Thursday, February 5, 2026

Africa’s Youth Advantage Paradox: Why Demographics Have Not Become Power


Williams O.
Stock image of young African youths using their mobile devices
Stock image of young African youths using their mobile devices

Africa is often described as the continent of the future. The reason given is simple and repeated endlessly: Africa is young.

With over 60% of its population under the age of 25, Africa is projected to have the largest workforce in the world within a few decades. This statistic is frequently presented as destiny, as if power, prosperity, and relevance are guaranteed by demographics alone.

The real issue facing Africa is not whether it has enough young people. It is whether it has systems capable of converting youth into power.

Williams O. Omodunefe

Yet reality tells a different story.

Despite this “youth advantage,” Africa remains economically weak, politically marginal, and technologically dependent. Its young people are energetic, vocal, and visible, especially online, but largely absent from real power, ownership, and decision-making. This raises a difficult but necessary policy question:

Why has Africa’s youth population not translated into power?

Youth Is Potential, Not Power

From a policy perspective, population size is not power.
It is potential.

Power only emerges when population is:

  • Educated with purpose

  • Integrated into productive systems

  • Given clear economic and political roles

  • Supported by long-term institutional planning

Without these, a large youth population becomes a burden, not an advantage.

History supports this. Countries that became global powers did not do so simply because they were young. They became powerful because their youth were absorbed into systems of production, innovation, and governance.

Africa has largely failed at this absorption.

The Absence of Directional Policy

One of the most critical failures across African states is the absence of youth-directional policy.

Most governments can tell you:

  • How many young people they have

  • How fast the population is growing

But very few can clearly answer:

  • What exactly these young people are being prepared to do

  • Which sectors they are meant to dominate

  • How their skills align with national development goals

As a result, Africa has millions of educated but underutilized young people, graduates without industries, creatives without ownership, and entrepreneurs without infrastructure.

This is not accidental. It is the outcome of policy negligence, not youth failure.

Consumption Over Production

Another reason Africa’s youth has not become power is the structure of African economies themselves.

Most African economies are:

  • Import-dependent

  • Consumption-driven

  • Weak in manufacturing and technology

  • Oriented toward raw exports

In such systems, young people are positioned primarily as:

  • Consumers of foreign products

  • Informal traders

  • Political mobilizers during elections

  • Entertainers and athletes

These roles generate visibility, but not power.

True power comes from production, owning factories, platforms, technologies, supply chains, and institutions. Africa’s youth is largely locked out of these spaces, not because of laziness, but because the systems that enable production are weak or deliberately exclusionary.

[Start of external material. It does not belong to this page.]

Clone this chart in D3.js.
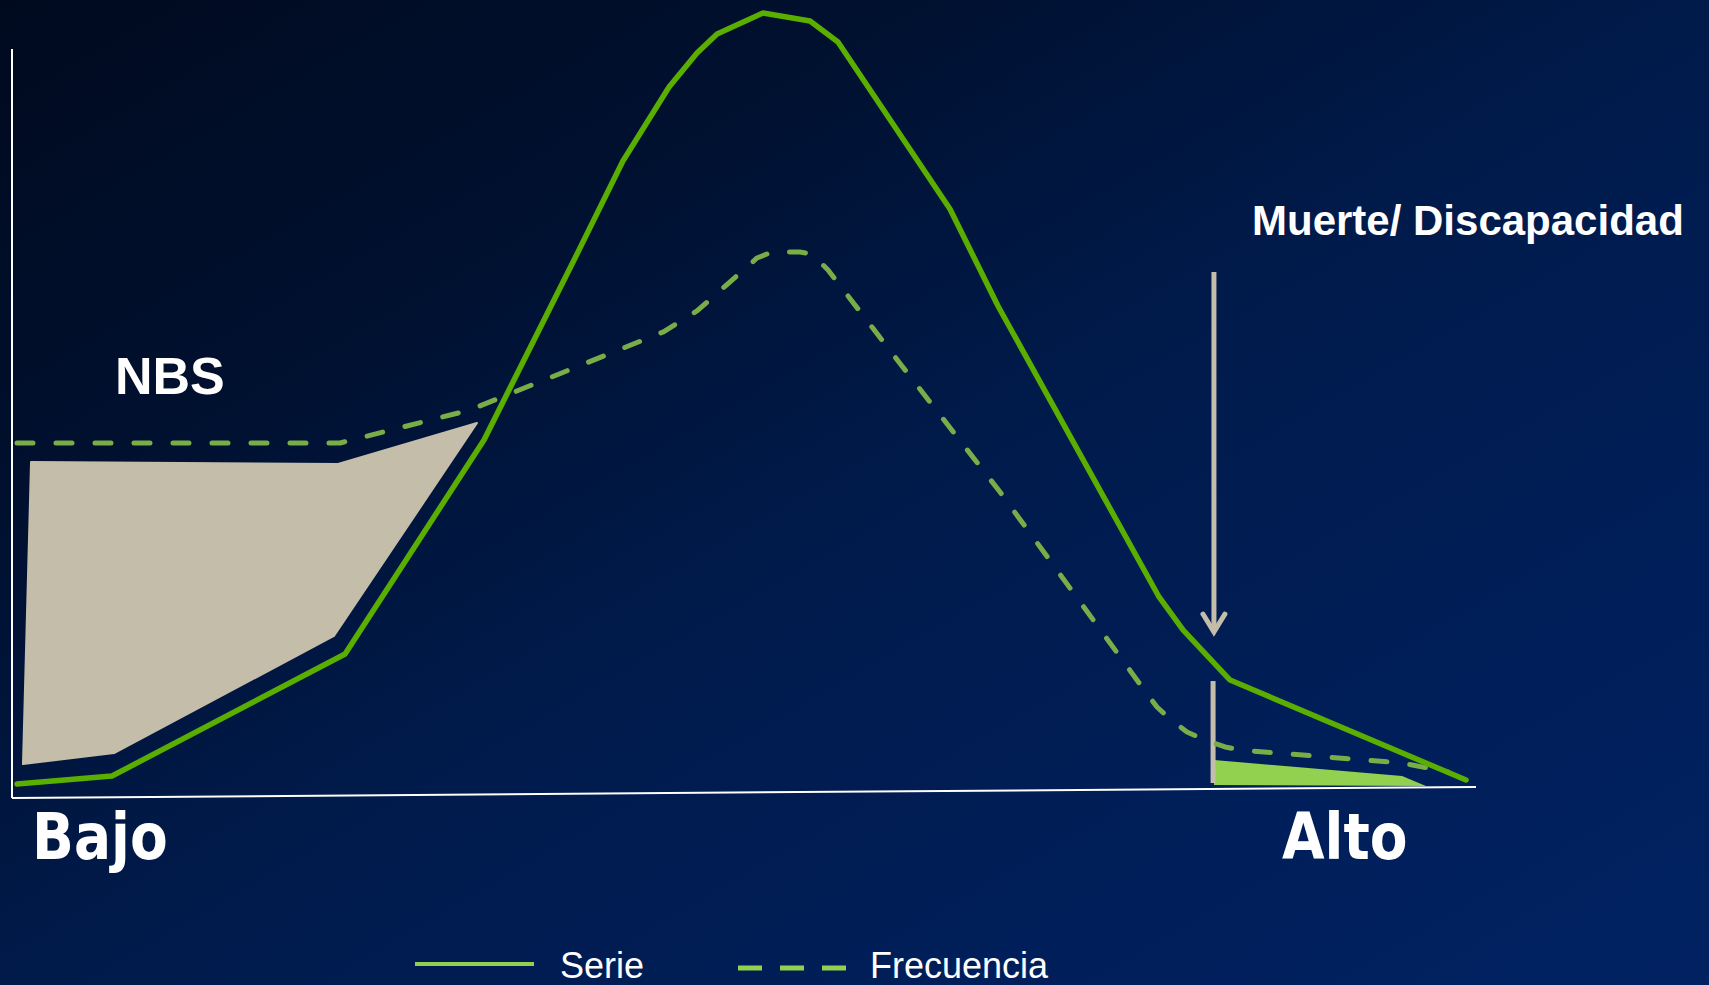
<!DOCTYPE html>
<html>
<head>
<meta charset="utf-8">
<script src="https://cdn.jsdelivr.net/npm/d3@7"></script>
<style>
  html, body { margin: 0; padding: 0; background: #00153d; overflow: hidden; }
  svg { display: block; }
</style>
</head>
<body>
<svg id="chart" width="1709" height="985"></svg>
<script>
// Severity axis runs 0..100 (Bajo -> Alto); heights are relative units 0..100.

// Serie: solid curve
const serieX = [0.34, 6.83, 22.75, 32.24, 38.46, 41.73, 44.88, 46.79, 48.16, 51.30, 54.51, 56.42, 64.07, 67.35, 78.35, 80.0, 83.20, 99.32];
const serieY = [1.78, 2.80, 18.34, 45.61, 68.79, 81.15, 90.57, 94.90, 97.32, 100, 98.98, 96.31, 75.03, 62.68, 25.61, 21.4, 15.03, 2.29];

// Frecuencia: dashed curve
const frecX = [0.34, 22.40, 31.28, 44.47, 46.79, 50.89, 51.91, 53.83, 54.64, 55.74, 60.79, 67.49, 77.19, 78.21, 79.10, 80.26, 81.49, 82.86, 83.88, 94.95, 98.09];
const frecY = [45.22, 45.22, 49.43, 59.36, 62.04, 68.79, 69.55, 69.55, 69.30, 67.26, 55.03, 38.98, 14.14, 11.59, 10.06, 8.41, 7.39, 6.50, 6.11, 4.46, 3.31];

// NBS shaded region
const nbsX = [1.30, 22.27, 31.76, 21.99, 6.97, 0.75];
const nbsY = [42.80, 42.55, 47.77, 20.64, 5.73, 4.33];

// Muerte / Discapacidad shaded region
const muerteX = [82.10, 94.95, 96.58, 82.10];
const muerteY = [4.84, 2.80, 1.53, 1.66];

// Marker at the Muerte/Discapacidad threshold
const markerX = [82.04, 82.04];
const markerY = [14.90, 1.91];
const arrowX = [82.10, 82.10];
const arrowY = [67.0, 20.76];

// Axis frame
const axisX = [0, 100];
const axisBaseY = [0, 1.40];
const axisTopY = 95.4;

const axisLabels = ["Bajo", "Alto"];
const legendLabels = ["Serie", "Frecuencia"];

const W = 1709, H = 985;
const svg = d3.select("#chart");

const x = d3.scaleLinear().domain([0, 100]).range([12, 1476]);
const y = d3.scaleLinear().domain([0, 100]).range([798, 13]);

// background: dark navy in the top-left corner brightening towards bottom-right
const defs = svg.append("defs");
const grad = defs.append("linearGradient")
  .attr("id", "bg")
  .attr("x1", 0).attr("y1", 0).attr("x2", 1).attr("y2", 1);
[[0, "#000a1f"], [0.25, "#00102e"], [0.5, "#001a4a"], [0.75, "#001e58"], [1, "#012262"]].forEach(([o, c]) =>
  grad.append("stop").attr("offset", o).attr("stop-color", c));
svg.append("rect").attr("width", W).attr("height", H).attr("fill", "url(#bg)");

const zipPts = (xs, ys) => xs.map((v, i) => [v, ys[i]]);
const line = d3.line().x(d => x(d[0])).y(d => y(d[1]));

// shaded regions
svg.append("path")
  .attr("d", line(zipPts(nbsX, nbsY)) + "Z")
  .attr("fill", "#c4bdaa").attr("stroke", "#c4bdaa")
  .attr("stroke-width", 2).attr("stroke-linejoin", "round");

svg.append("path")
  .attr("d", line(zipPts(muerteX, muerteY)) + "Z")
  .attr("fill", "#92d050");

// axes
svg.append("line")
  .attr("x1", x(axisX[0])).attr("y1", y(axisBaseY[0]))
  .attr("x2", x(axisX[0])).attr("y2", y(axisTopY))
  .attr("stroke", "#ffffff").attr("stroke-width", 2);
svg.append("line")
  .attr("x1", x(axisX[0])).attr("y1", y(axisBaseY[0]))
  .attr("x2", x(axisX[1])).attr("y2", y(axisBaseY[1]))
  .attr("stroke", "#ffffff").attr("stroke-width", 2);

// threshold marker
svg.append("line")
  .attr("x1", x(markerX[0])).attr("y1", y(markerY[0]))
  .attr("x2", x(markerX[1])).attr("y2", y(markerY[1]))
  .attr("stroke", "#c4bdaa").attr("stroke-width", 5);

// curves
svg.append("path")
  .attr("d", line(zipPts(frecX, frecY)))
  .attr("fill", "none").attr("stroke", "#78ad48")
  .attr("stroke-width", 5).attr("stroke-linecap", "round")
  .attr("stroke-linejoin", "round").attr("stroke-dasharray", "16 23");

svg.append("path")
  .attr("d", line(zipPts(serieX, serieY)))
  .attr("fill", "none").attr("stroke", "#5aae00")
  .attr("stroke-width", 5.5).attr("stroke-linecap", "round")
  .attr("stroke-linejoin", "round");

// arrow pointing to the curve
const ax = x(arrowX[0]), ay0 = y(arrowY[0]), ay1 = y(arrowY[1]);
svg.append("line")
  .attr("x1", ax).attr("y1", ay0).attr("x2", ax).attr("y2", ay1 - 3)
  .attr("stroke", "#c4bdaa").attr("stroke-width", 5);
svg.append("path")
  .attr("d", `M${ax - 11},${ay1 - 21} L${ax},${ay1 - 3} L${ax + 11},${ay1 - 21}`)
  .attr("fill", "none").attr("stroke", "#c4bdaa").attr("stroke-width", 5)
  .attr("stroke-linecap", "round").attr("stroke-linejoin", "miter");

// annotations
svg.append("text").text("NBS")
  .attr("x", 115).attr("y", 394)
  .attr("font-family", "Liberation Sans, Arial, sans-serif")
  .attr("font-weight", "bold").attr("font-size", 52).attr("fill", "#ffffff");

svg.append("text").text("Muerte/ Discapacidad")
  .attr("x", 1252).attr("y", 235)
  .attr("font-family", "Liberation Sans, Arial, sans-serif")
  .attr("font-weight", "bold").attr("font-size", 42).attr("fill", "#ffffff");

// end labels of the severity axis
const endPos = [[32, 859], [1282, 859]];
axisLabels.forEach((t, i) => {
  svg.append("text").text(t)
    .attr("transform", `translate(${endPos[i][0]},${endPos[i][1]}) scale(0.86,1)`)
    .attr("font-family", "DejaVu Sans, Verdana, sans-serif")
    .attr("font-weight", "bold").attr("font-size", 64).attr("fill", "#ffffff");
});

// legend
const lg = svg.append("g");
lg.append("line").attr("x1", 415).attr("x2", 534).attr("y1", 964).attr("y2", 964)
  .attr("stroke", "#92d050").attr("stroke-width", 4);
lg.append("text").text(legendLabels[0]).attr("x", 560).attr("y", 978)
  .attr("font-family", "Liberation Sans, Arial, sans-serif")
  .attr("font-size", 36).attr("fill", "#ffffff");
lg.append("line").attr("x1", 738).attr("x2", 846).attr("y1", 968).attr("y2", 968)
  .attr("stroke", "#92d050").attr("stroke-width", 5).attr("stroke-dasharray", "24 18");
lg.append("text").text(legendLabels[1]).attr("x", 870).attr("y", 978)
  .attr("font-family", "Liberation Sans, Arial, sans-serif")
  .attr("font-size", 36).attr("fill", "#ffffff");
</script>
</body>
</html>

The Myth of “Time Will Fix It”

A dangerous assumption often repeated is that Africa’s youth advantage will “eventually” pay off.

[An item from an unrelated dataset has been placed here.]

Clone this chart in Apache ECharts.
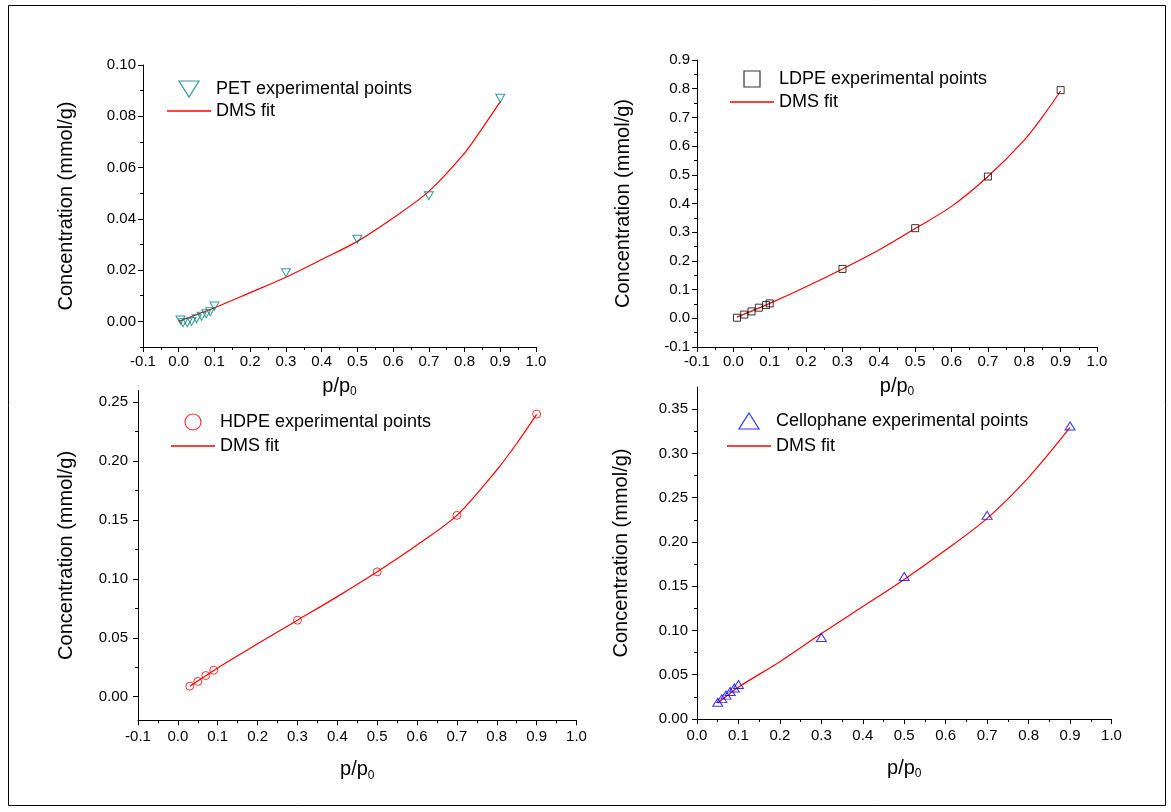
<!DOCTYPE html>
<html><head><meta charset="utf-8">
<script src="https://cdn.jsdelivr.net/npm/echarts@6/dist/echarts.min.js"></script>
<style>html,body{margin:0;padding:0;background:#fff}#c{width:1171px;height:812px}</style>
</head><body><div id="c"></div>
<script>
// ---------- DATA ----------
const petX = [0.005, 0.012, 0.024, 0.036, 0.05, 0.064, 0.077, 0.088, 0.1, 0.3, 0.5, 0.7, 0.9];
const petY = [0.0005, -0.0005, -0.0005, 0.0, 0.001, 0.002, 0.003, 0.0038, 0.006, 0.019, 0.032, 0.049, 0.087];
const petFitX = [0.0, 0.1, 0.2, 0.3, 0.4, 0.5, 0.6, 0.7, 0.8, 0.85, 0.9];
const petFitY = [0.0, 0.0053, 0.0112, 0.0172, 0.0241, 0.0312, 0.0403, 0.0507, 0.0656, 0.0754, 0.0857];

const ldpeX = [0.01, 0.03, 0.05, 0.07, 0.09, 0.1, 0.3, 0.5, 0.7, 0.9];
const ldpeY = [0.002, 0.013, 0.024, 0.037, 0.046, 0.052, 0.172, 0.314, 0.494, 0.795];
const ldpeFitX = [0.01, 0.1, 0.2, 0.3, 0.4, 0.5, 0.6, 0.7, 0.8, 0.85, 0.9];
const ldpeFitY = [0.004, 0.052, 0.110, 0.172, 0.238, 0.313, 0.390, 0.494, 0.621, 0.702, 0.792];

const hdpeX = [0.03, 0.05, 0.07, 0.09, 0.3, 0.5, 0.7, 0.9];
const hdpeY = [0.009, 0.013, 0.018, 0.0225, 0.065, 0.106, 0.154, 0.24];
const hdpeFitX = [0.03, 0.1, 0.2, 0.3, 0.4, 0.5, 0.6, 0.7, 0.8, 0.85, 0.9];
const hdpeFitY = [0.009, 0.0245, 0.045, 0.065, 0.085, 0.1061, 0.1288, 0.154, 0.1925, 0.215, 0.2397];

const celloX = [0.05, 0.06, 0.07, 0.08, 0.09, 0.1, 0.3, 0.5, 0.7, 0.9];
const celloY = [0.019, 0.023, 0.027, 0.031, 0.035, 0.039, 0.092, 0.161, 0.230, 0.331];
const celloFitX = [0.05, 0.1, 0.2, 0.3, 0.4, 0.5, 0.6, 0.7, 0.8, 0.9];
const celloFitY = [0.018, 0.036, 0.0647, 0.0965, 0.127, 0.1577, 0.1908, 0.2266, 0.2729, 0.3293];

const petYTicks = [0, 0.02, 0.04, 0.06, 0.08, 0.10];
const petYMinor = [-0.01, 0.01, 0.03, 0.05, 0.07, 0.09];
const hdpeYTicks = [0, 0.05, 0.10, 0.15, 0.20, 0.25];
const hdpeYMinor = [0.025, 0.075, 0.125, 0.175, 0.225];
const celloYTicks = [0, 0.05, 0.10, 0.15, 0.20, 0.25, 0.30, 0.35];
const celloYMinor = [0.025, 0.075, 0.125, 0.175, 0.225, 0.275, 0.325];

const names = {
  pet: 'PET experimental points', ldpe: 'LDPE experimental points',
  hdpe: 'HDPE experimental points', cello: 'Cellophane experimental points', fit: 'DMS fit'
};
const yName = 'Concentration (mmol/g)';

// ---------- BUILD ----------
const FF = 'Liberation Sans, Arial, sans-serif';
const zip = (a, b) => a.map((v, i) => [v, b[i]]);

const grids = [
  { left: 143, top: 65, width: 393, height: 282 },
  { left: 697, top: 60, width: 400, height: 287 },
  { left: 138, top: 390.5, width: 438.5, height: 329.8 },
  { left: 697, top: 387, width: 414.5, height: 332 }
];

function xAxis(gi, min, nameGap, margin) {
  return {
    type: 'value', gridIndex: gi, min: min, max: 1.0, interval: 0.1,
    name: 'p/p{sub|0}', nameLocation: 'middle', nameGap: nameGap,
    nameTextStyle: { fontSize: 20, fontFamily: FF, color: '#000',
      rich: { sub: { fontSize: 12, fontFamily: FF, color: '#000', padding: [12, 0, 0, 0] } } },
    axisLine: { onZero: false, lineStyle: { color: '#000', width: 1 } },
    axisTick: { length: 5, lineStyle: { color: '#000' } },
    minorTick: { show: true, splitNumber: 2, length: 3, lineStyle: { color: '#000' } },
    axisLabel: { fontSize: 15, fontFamily: FF, color: '#000', margin: margin,
      formatter: v => v.toFixed(1) },
    splitLine: { show: false }, minorSplitLine: { show: false }
  };
}
function yAxisMain(gi, min, max, opts) {
  const a = {
    type: 'value', gridIndex: gi, min: min, max: max,
    name: yName, nameLocation: 'middle', nameGap: opts.nameGap, nameRotate: 90,
    nameTextStyle: { fontSize: 20, fontFamily: FF, color: '#000' },
    axisLine: { onZero: false, lineStyle: { color: '#000', width: 1 } },
    axisTick: { length: 5, lineStyle: { color: '#000' } },
    axisLabel: { fontSize: 15, fontFamily: FF, color: '#000', margin: opts.margin,
      formatter: v => v.toFixed(opts.dec) },
    splitLine: { show: false }, minorSplitLine: { show: false }
  };
  if (opts.ticks) {
    a.axisTick.customValues = opts.ticks;
    a.axisLabel.customValues = opts.ticks;
  } else {
    a.interval = opts.interval;
    a.minorTick = { show: true, splitNumber: 2, length: 3, lineStyle: { color: '#000' } };
  }
  return a;
}
function yAxisMinor(gi, min, max, minor) {
  return {
    type: 'value', gridIndex: gi, min: min, max: max, position: 'left', offset: 0,
    axisLine: { show: false, onZero: false },
    axisTick: { show: true, length: 3, customValues: minor, lineStyle: { color: '#000' } },
    axisLabel: { show: false }, splitLine: { show: false }
  };
}

const yAxes = [
  yAxisMain(0, -0.01, 0.10, { ticks: petYTicks, dec: 2, nameGap: 67, margin: 7 }),
  yAxisMain(1, -0.1, 0.9, { interval: 0.1, dec: 1, nameGap: 64, margin: 7 }),
  yAxisMain(2, -0.02, 0.26, { ticks: hdpeYTicks, dec: 2, nameGap: 62, margin: 10 }),
  yAxisMain(3, 0, 0.375, { ticks: celloYTicks, dec: 2, nameGap: 66, margin: 9 }),
  yAxisMinor(0, -0.01, 0.10, petYMinor),
  yAxisMinor(2, -0.02, 0.26, hdpeYMinor),
  yAxisMinor(3, 0, 0.375, celloYMinor)
];
const xAxes = [
  xAxis(0, -0.1, 27, 7),
  xAxis(1, -0.1, 27, 7),
  xAxis(2, -0.1, 37, 9),
  xAxis(3, 0.0, 37, 9)
];

function scatter(name, gi, x, y, symbol, rot, size, color) {
  return {
    type: 'scatter', name: name, xAxisIndex: gi, yAxisIndex: gi, data: zip(x, y),
    symbol: symbol, symbolRotate: rot, symbolSize: size, symbolKeepAspect: true,
    itemStyle: { color: 'rgba(255,255,255,0)', borderColor: color, borderWidth: 1 }, z: 3
  };
}
function fit(gi, x, y) {
  return {
    type: 'line', name: names.fit, xAxisIndex: gi, yAxisIndex: gi, data: zip(x, y),
    symbol: 'none', smooth: 0.3,
    lineStyle: { color: '#ff0000', width: 1.2 }, itemStyle: { color: '#ff0000' }, z: 2
  };
}

const ICON_DOWN_TRI = 'path://M0,0 L20,0 L10,16 Z';
const ICON_UP_TRI = 'path://M10,0 L20,16 L0,16 Z';
const ICON_SQUARE = 'path://M0,0 L15,0 L15,15 L0,15 Z';
const ICON_LINE = 'path://M0,0 L44,0 L44,1.5 L0,1.5 Z';

function legend(name, icon, color, left, top, gap) {
  return {
    data: [
      { name: name, icon: icon,
        itemStyle: { color: 'rgba(255,255,255,0)', borderColor: color, borderWidth: 1.2 } },
      { name: names.fit, icon: ICON_LINE,
        itemStyle: { color: '#ff0000', borderWidth: 0 } }
    ],
    orient: 'vertical', left: left, top: top, padding: 0,
    itemGap: gap, itemWidth: 44, itemHeight: 16, selectedMode: false,
    symbolKeepAspect: true,
    textStyle: { fontSize: 18, fontFamily: FF, color: '#000', lineHeight: 20 }
  };
}

const option = {
  animation: false,
  backgroundColor: '#fff',
  grid: grids,
  xAxis: xAxes,
  yAxis: yAxes,
  legend: [
    legend(names.pet, ICON_DOWN_TRI, '#008080', 167, 79, 2),
    legend(names.ldpe, ICON_SQUARE, '#000000', 730, 69, 3),
    legend(names.hdpe, 'circle', '#ff0000', 171, 412, 4),
    legend(names.cello, ICON_UP_TRI, '#0000ff', 727, 411, 5)
  ],
  series: [
    fit(0, petFitX, petFitY),
    scatter(names.pet, 0, petX, petY, 'triangle', 180, [9, 8], '#008080'),
    fit(1, ldpeFitX, ldpeFitY),
    scatter(names.ldpe, 1, ldpeX, ldpeY, 'rect', 0, 7, '#000000'),
    fit(2, hdpeFitX, hdpeFitY),
    scatter(names.hdpe, 2, hdpeX, hdpeY, 'circle', 0, 8, '#ff0000'),
    fit(3, celloFitX, celloFitY),
    scatter(names.cello, 3, celloX, celloY, 'triangle', 0, [10, 8], '#0000ff')
  ],
  graphic: [{
    type: 'rect', silent: true, z: -1,
    shape: { x: 8.5, y: 5.5, width: 1157, height: 800 },
    style: { fill: 'none', stroke: '#000', lineWidth: 1 }
  }]
};

const chart = echarts.init(document.getElementById('c'), null, { renderer: 'canvas' });
chart.setOption(option);
</script>
</body></html>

Policy history suggests otherwise.

Youth without:

  • Jobs

  • Skills aligned to industry

  • Political inclusion

  • Economic ownership

do not automatically become productive adults. Instead, societies experience:

  • Chronic unemployment

  • Brain drain

  • Social unrest

  • Expanded informal economies

  • Dependency on foreign aid and remittances

In this sense, time does not fix structural problems.
Policy does.

Who Benefits From a Directionless Youth?

It is important to ask an uncomfortable question:
Who benefits from a large but powerless youth population?

In many African countries:

  • Youth are useful for votes, not governance

  • For protests, not policymaking

  • For cultural relevance, not economic control

This creates a cycle where young people are constantly active but rarely influential. Energy is expended, but systems remain unchanged.

From a policy standpoint, this is a failure of inclusion, not ambition.

Reframing the Youth Question

The real issue facing Africa is not whether it has enough young people.
It is whether it has systems capable of converting youth into power.

This requires:

  • Education tied to real economic needs

  • Industrial and technological planning

  • Youth inclusion beyond symbolism

  • Long-term national development vision

Until these exist, Africa’s youth advantage will remain a statistic admired by analysts but feared by policymakers.

Conclusion: A Warning, Not a Celebration

Africa’s youth population should not be celebrated blindly.
It should be taken seriously.

Without deliberate policy choices, today’s advantage can become tomorrow’s crisis.
But with clarity, inclusion, and structural reform, Africa’s youth can become its greatest force.

This series begins from that premise, not optimism, but responsibility.